Similarly, in the UK, Arup has been supporting the Port of Dover with its green corridor energy strategy and high-voltage infrastructure plan. With the introduction of battery-electric vessels on the Short Straits between England and France, we found that the port’s electrical power demand could increase up to 20 times current levels by 2035. This represents a significant challenge - one that requires careful planning to consider how the port’s power demands fit into the future local energy system.

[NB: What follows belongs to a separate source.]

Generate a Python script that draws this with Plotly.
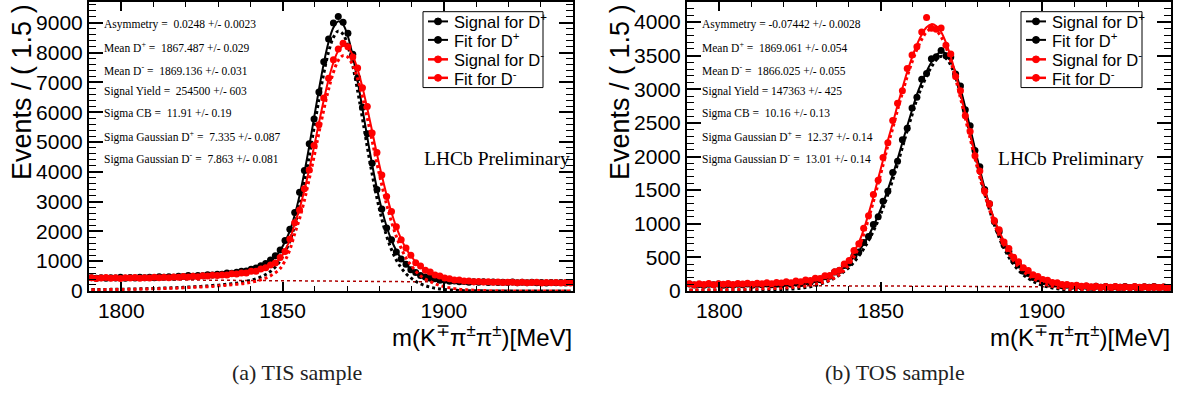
import plotly.graph_objects as go

W, H = 1177, 407

# ---------------- binning (1.5 MeV bins from 1790 to 1940) ----------------
BIN_LOW, BIN_WIDTH, N_BINS = 1790.0, 1.5, 100
bin_centers = [BIN_LOW + BIN_WIDTH * (i + 0.5) for i in range(N_BINS)]

# ---------------- (a) TIS sample ----------------
tis_data_plus = [445,426,440,422,446,434,455,429,447,435, 460,444,461,445,474,462,473,459,491,482,
                 514,495,517,506,542,536,562,556,603,591, 629,658,669,730,771,848,920,1039,1181,1375,
                 1689,2069,2635,3308,4042,4941,5770,6681,7691,8453, 8990,9208,9022,8650,7945,7146,6162,5272,4284,3402,
                 2752,2116,1716,1307,1069,897,711,617,518,469, 423,406,356,356,324,335,307,316,291,304,
                 288,304,286,298,279,291,281,296,275,289, 277,290,271,281,266,283,271,285,265,280]
tis_fit_plus = [433,434,435,436,437,437,439,440,443,444, 447,450,453,457,460,467,470,474,481,489,
                496,504,511,519,527,542,550,566,583,599, 615,640,674,708,759,818,895,999,1146,1355,
                1649,2014,2545,3198,3982,4861,5810,6751,7631,8353, 8840,9048,8942,8540,7885,7046,6112,5152,4244,3432,
                2732,2156,1701,1352,1089,887,746,632,543,481, 431,396,370,350,334,323,314,307,303,299,
                296,294,292,291,289,287,286,285,284,283, 281,280,279,278,277,275,274,273,272,271]
tis_sig_plus = [44,46,48,50,52,54,57,59,63,65, 70,74,78,83,87,96,100,105,113,122,
                131,140,148,157,166,183,192,209,227,244, 262,288,323,358,410,471,549,654,802,1012,
                1308,1674,2206,2860,3645,4526,5476,6418,7299,8022, 8511,8720,8615,8214,7560,6723,5790,4831,3924,3113,
                2415,1840,1386,1038,776,576,436,323,235,174, 126,92,67,48,33,24,16,10,7,4,
                3,2,1,1,0,0,0,0,0,0, 0,0,0,0,0,0,0,0,0,0]
tis_data_minus = [442,418,435,448,423,441,418,440,430,450, 427,444,431,461,442,459,443,467,460,482,
                  466,491,475,508,498,522,516,537,534,576, 569,599,603,657,664,737,778,872,938,1120,
                  1324,1745,2289,2720,3426,4057,4878,5576,6473,7138, 7756,8121,8316,8200,7850,7479,6816,6193,5302,4643,
                  3891,3173,2664,2157,1716,1444,1201,949,833,693, 634,533,499,432,410,364,366,335,335,307,
                  316,300,308,288,299,279,293,293,277,294, 275,284,288,268,283,271,284,265,279,268]
tis_fit_minus = [427,428,429,430,430,430,431,432,434,436, 436,439,442,445,448,450,457,460,463,470,
                 476,483,490,497,503,509,524,531,546,561, 575,589,612,643,674,719,773,852,953,1095,
                 1354,1725,2254,2760,3376,4087,4838,5636,6403,7098, 7666,8061,8226,8170,7900,7439,6836,6123,5362,4593,
                 3871,3213,2634,2142,1746,1419,1181,974,815,703, 622,541,485,441,404,376,356,340,327,318,
                 309,304,299,296,293,289,288,285,284,283, 281,280,279,278,277,275,274,273,272,271]
tis_sig_minus = [38,40,42,44,45,47,49,51,54,57, 59,63,67,71,75,79,87,91,95,103,
                 111,119,127,135,142,150,166,174,190,206, 222,237,261,293,325,372,427,507,609,752,
                 1013,1385,1915,2422,3039,3752,4504,5303,6071,6767, 7337,7733,7899,7844,7575,7116,6514,5802,5042,4274,
                 3554,2897,2319,1828,1433,1108,871,665,507,396, 317,237,182,139,103,77,58,43,31,23,
                 16,12,8,6,4,2,2,0,0,0, 0,0,0,0,0,0,0,0,0,0]
tis_bkg_x = [1790, 1940]
tis_bkg = [390, 270]
tis_params = ["Asymmetry =\u00a0 0.0248 +/- 0.0023",
              "Mean D<sup>+</sup> =\u00a0 1867.487 +/- 0.029",
              "Mean D<sup>-</sup> =\u00a0 1869.136 +/- 0.031",
              "Signal Yield =\u00a0 254500 +/- 603",
              "Sigma CB =\u00a0 11.91 +/- 0.19",
              "Sigma Gaussian D<sup>+</sup> =\u00a0 7.335 +/- 0.087",
              "Sigma Gaussian D<sup>-</sup> =\u00a0 7.863 +/- 0.081"]

# ---------------- (b) TOS sample ----------------
tos_data_plus = [102,88,97,84,100,90,103,86,96,85, 100,90,102,84,99,92,103,90,99,91,
                 111,101,117,110,137,134,167,166,211,219, 280,303,380,415,522,579,719,811,988,1103,
                 1335,1482,1761,1930,2248,2420,2722,2882,3151,3237, 3453,3483,3579,3501,3481,3227,3050,2696,2456,2091,
                 1847,1509,1299,1032,880,683,585,448,387,293, 261,198,181,135,130,100,102,78,84,68,
                 78,61,69,55,70,56,66,51,63,55, 65,52,61,50,63,54,64,51,58,51]
tos_fit_plus = [94,94,93,93,93,93,93,93,93,93, 94,94,93,94,94,94,95,96,96,99,
                102,106,111,119,129,140,157,178,202,233, 268,313,365,427,504,594,699,821,963,1123,
                1305,1507,1726,1960,2208,2455,2692,2922,3106,3267, 3403,3508,3559,3531,3426,3247,3010,2731,2426,2116,
                1812,1529,1274,1050,858,698,567,460,373,303, 249,206,171,144,123,106,94,85,78,73,
                69,67,64,62,62,60,60,59,58,58, 58,58,57,57,57,56,56,56,55,55]
tos_sig_plus = [9,9,9,9,9,10,10,10,11,11, 12,12,12,13,13,14,15,16,17,20,
                23,27,33,41,51,63,80,101,126,157, 192,237,290,352,429,520,625,747,890,1050,
                1232,1434,1654,1888,2136,2384,2621,2851,3036,3197, 3333,3438,3490,3462,3357,3179,2942,2663,2359,2049,
                1745,1462,1208,984,792,633,502,395,309,239, 185,142,108,81,60,44,32,23,17,12,
                8,6,4,2,2,1,1,0,0,0, 0,0,0,0,0,0,0,0,0,0]
tos_data_minus = [108,93,105,96,112,93,108,98,112,94, 112,103,116,100,115,105,123,106,125,117,
                  136,122,146,137,163,154,190,184,227,228, 286,306,401,454,602,703,934,1117,1434,1647,
                  1985,2203,2535,2793,2977,3311,3511,3633,3854,4068, 3910,3893,3912,3656,3527,3192,2978,2608,2372,2012,
                  1786,1482,1296,1049,909,728,630,500,435,345, 304,240,216,170,159,124,120,95,96,79,
                  83,68,76,63,69,56,65,56,65,55, 63,52,64,54,62,52,62,51,59,52]
tos_fit_minus = [99,100,100,100,101,101,102,103,102,103, 105,106,107,108,110,111,113,115,118,122,
                 126,130,137,144,152,163,178,194,213,236, 271,318,383,469,582,721,909,1147,1399,1672,
                 1945,2238,2490,2763,3017,3261,3476,3663,3814,3923, 3970,3943,3852,3696,3482,3227,2938,2638,2337,2037,
                 1756,1502,1271,1064,889,740,615,510,423,353, 294,247,207,176,151,129,113,101,91,83,
                 77,73,69,66,64,62,61,61,59,59, 58,58,57,57,57,56,56,56,55,55]
tos_sig_minus = [14,15,16,16,17,18,19,20,20,21, 23,24,26,27,29,31,33,35,39,43,
                 47,51,59,66,74,86,101,117,137,160, 195,242,308,394,507,647,835,1073,1326,1599,
                 1872,2165,2418,2691,2945,3190,3405,3592,3744,3853, 3900,3873,3783,3627,3413,3159,2870,2570,2270,1970,
                 1689,1435,1205,998,823,675,550,445,359,289, 230,183,144,113,88,67,51,39,30,22,
                 16,12,9,6,4,3,2,2,1,1, 0,0,0,0,0,0,0,0,0,0]
tos_bkg_x = [1790, 1940]
tos_bkg = [85, 55]
tos_params = ["Asymmetry = -0.07442 +/- 0.0028",
              "Mean D<sup>+</sup> =\u00a0 1869.061 +/- 0.054",
              "Mean D<sup>-</sup> =\u00a0 1866.025 +/- 0.055",
              "Signal Yield = 147363 +/- 425",
              "Sigma CB =\u00a0 10.16 +/- 0.13",
              "Sigma Gaussian D<sup>+</sup> =\u00a0 12.37 +/- 0.14",
              "Sigma Gaussian D<sup>-</sup> =\u00a0 13.01 +/- 0.14"]

legend_names = ["Signal for D<sup>+</sup>", "Fit for D<sup>+</sup>",
                "Signal for D<sup>-</sup>", "Fit for D<sup>-</sup>"]
legend_colors = ["black", "black", "red", "red"]

left_ticks = [0, 1000, 2000, 3000, 4000, 5000, 6000, 7000, 8000, 9000]
right_ticks = [0, 500, 1000, 1500, 2000, 2500, 3000, 3500, 4000]
x_ticks = [1800, 1850, 1900]

# ---------------- geometry (pixels) ----------------
PLOT_TOP, PLOT_BOTTOM = 2, 299
panels_px = [(89, 573), (687, 1171)]
legend_boxes = [(423, 543), (1021, 1142)]
LEG_TOP, LEG_BOTTOM = 12, 90
leg_rows = [22, 41, 61, 80]
lhcb_centers = [497, 1071]


def px_x(px):
    return px / W


def px_y(py):
    return (H - py) / H


SANS = "Liberation Sans, Arial, sans-serif"
SERIF = "Liberation Serif, Times New Roman, serif"

fig = go.Figure()

panels = [
    dict(data_p=tis_data_plus, fit_p=tis_fit_plus, sig_p=tis_sig_plus,
         data_m=tis_data_minus, fit_m=tis_fit_minus, sig_m=tis_sig_minus,
         bkg_x=tis_bkg_x, bkg=tis_bkg, params=tis_params, ymax=9700, yticks=left_ticks,
         ydminor=200, caption="(a) TIS sample"),
    dict(data_p=tos_data_plus, fit_p=tos_fit_plus, sig_p=tos_sig_plus,
         data_m=tos_data_minus, fit_m=tos_fit_minus, sig_m=tos_sig_minus,
         bkg_x=tos_bkg_x, bkg=tos_bkg, params=tos_params, ymax=4300, yticks=right_ticks,
         ydminor=100, caption="(b) TOS sample"),
]

shapes = []
for i, p in enumerate(panels):
    xa = "x" if i == 0 else "x2"
    ya = "y" if i == 0 else "y2"
    common = dict(xaxis=xa, yaxis=ya, showlegend=False, hoverinfo="skip")
    # background component
    fig.add_trace(go.Scatter(x=p["bkg_x"], y=p["bkg"], mode="lines",
                             line=dict(color="#b00000", width=1.5, dash="dot"), **common))
    for data, fit, sig, col in [(p["data_p"], p["fit_p"], p["sig_p"], "black"),
                                (p["data_m"], p["fit_m"], p["sig_m"], "red")]:
        fig.add_trace(go.Scatter(x=bin_centers, y=data, mode="markers",
                                 marker=dict(color=col, size=7), **common))
        fig.add_trace(go.Scatter(x=bin_centers, y=sig, mode="lines",
                                 line=dict(color=col, width=3, dash="dot", shape="spline"), **common))
        fig.add_trace(go.Scatter(x=bin_centers, y=fit, mode="lines",
                                 line=dict(color=col, width=2, shape="spline"), **common))

    x0, x1 = panels_px[i]
    axis_common = dict(showline=True, linecolor="black", linewidth=2, mirror="ticks",
                       ticks="inside", tickcolor="black", tickwidth=1.5, showgrid=False,
                       zeroline=False, tickfont=dict(family=SANS, size=21, color="black"))
    xkey = "xaxis" if i == 0 else "xaxis2"
    ykey = "yaxis" if i == 0 else "yaxis2"
    fig.update_layout(**{
        xkey: dict(domain=[px_x(x0), px_x(x1)], range=[BIN_LOW, BIN_LOW + BIN_WIDTH * N_BINS],
                   anchor=ya, tickvals=x_ticks, ticklen=9,
                   minor=dict(ticks="inside", ticklen=5, dtick=10, tick0=1800, tickcolor="black",
                              tickwidth=1),
                   **axis_common),
        ykey: dict(domain=[px_y(PLOT_BOTTOM), px_y(PLOT_TOP)], range=[0, p["ymax"]],
                   anchor=xa, tickvals=p["yticks"], ticklen=14,
                   minor=dict(ticks="inside", ticklen=7, dtick=p["ydminor"], tick0=0,
                              tickcolor="black", tickwidth=1),
                   **axis_common),
    })

    # fit parameter text
    ys = [25, 48, 72, 94, 117, 140, 163]
    tx = x0 + 13
    for txt, yy in zip(p["params"], ys):
        fig.add_annotation(x=px_x(tx), y=px_y(yy), xref="paper", yref="paper", text=txt,
                           showarrow=False, xanchor="left", yanchor="middle",
                           font=dict(family=SERIF, size=11.5, color="black"))
    # LHCb Preliminary
    fig.add_annotation(x=px_x(lhcb_centers[i]), y=px_y(163), xref="paper", yref="paper",
                       text="LHCb Preliminary", showarrow=False, xanchor="center", yanchor="middle",
                       font=dict(family=SERIF, size=19.5, color="black"))
    # x-axis title
    fig.add_annotation(x=px_x(x1 + 1), y=px_y(345), xref="paper", yref="paper",
                       text="m(K<sup>\u2213</sup>\u03c0<sup>\u00b1</sup>\u03c0<sup>\u00b1</sup>)[MeV]",
                       showarrow=False, xanchor="right", yanchor="middle",
                       font=dict(family=SANS, size=24, color="black"))
    # y-axis title
    fig.add_annotation(x=px_x(x0 - 67), y=px_y(2), xref="paper", yref="paper",
                       text="Events / ( 1.5 )", textangle=-90, showarrow=False,
                       xanchor="center", yanchor="top",
                       font=dict(family=SANS, size=27, color="black"))
    # caption
    fig.add_annotation(x=px_x((x0 + x1) / 2 - 34), y=px_y(383), xref="paper", yref="paper",
                       text=p["caption"], showarrow=False, xanchor="center", yanchor="middle",
                       font=dict(family=SERIF, size=22, color="#222222"))

    # legend box drawn by hand (ROOT style)
    lx0, lx1 = legend_boxes[i]
    shapes.append(dict(type="rect", xref="paper", yref="paper", x0=px_x(lx0), x1=px_x(lx1),
                       y0=px_y(LEG_BOTTOM), y1=px_y(LEG_TOP), line=dict(color="black", width=1),
                       fillcolor="white", layer="above"))
    for name, col, ry in zip(legend_names, legend_colors, leg_rows):
        shapes.append(dict(type="line", xref="paper", yref="paper", x0=px_x(lx0 + 5),
                           x1=px_x(lx0 + 25), y0=px_y(ry), y1=px_y(ry),
                           line=dict(color=col, width=2 if col == "black" else 2.5), layer="above"))
        shapes.append(dict(type="circle", xref="paper", yref="paper",
                           x0=px_x(lx0 + 15 - 3.5), x1=px_x(lx0 + 15 + 3.5),
                           y0=px_y(ry + 3.5), y1=px_y(ry - 3.5),
                           line=dict(color=col, width=1), fillcolor=col, layer="above"))
        fig.add_annotation(x=px_x(lx0 + 29), y=px_y(ry), xref="paper", yref="paper",
                           text=name, showarrow=False, xanchor="left", yanchor="middle",
                           font=dict(family=SANS, size=16.5, color="black"))

fig.update_layout(
    width=W, height=H, margin=dict(l=0, r=0, t=0, b=0),
    paper_bgcolor="white", plot_bgcolor="white", showlegend=False,
    shapes=shapes,
)

fig.write_html("out.html")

By acting as hubs of significant electrified demand and supply, ports have the potential to become catalysts for broader change, playing their part in a resilient energy system that delivers for both industry and local communities.

The port-city connection

As part of our ongoing partnership, we’re supporting a C40 Cities’ Green Ports Forum workshop in Barcelona in November to explore some of these developmental challenges and the collaboration between ports and cities that will be required to realize the sector’s potential. In early 2025, we will be publishing a joint paper on the role of port cities in accelerating the development of ports as green energy hubs, with a focus on the socio-economic benefits to the cities themselves. This will be the next joint publication that builds on the work completed on the governance of green shipping corridors published earlier in 2024.

Next year, we will also be publishing a report on sustainable fuel import and export hubs, exploring the latest technologies and approaches for producing, storing, and transporting the fuels of the future.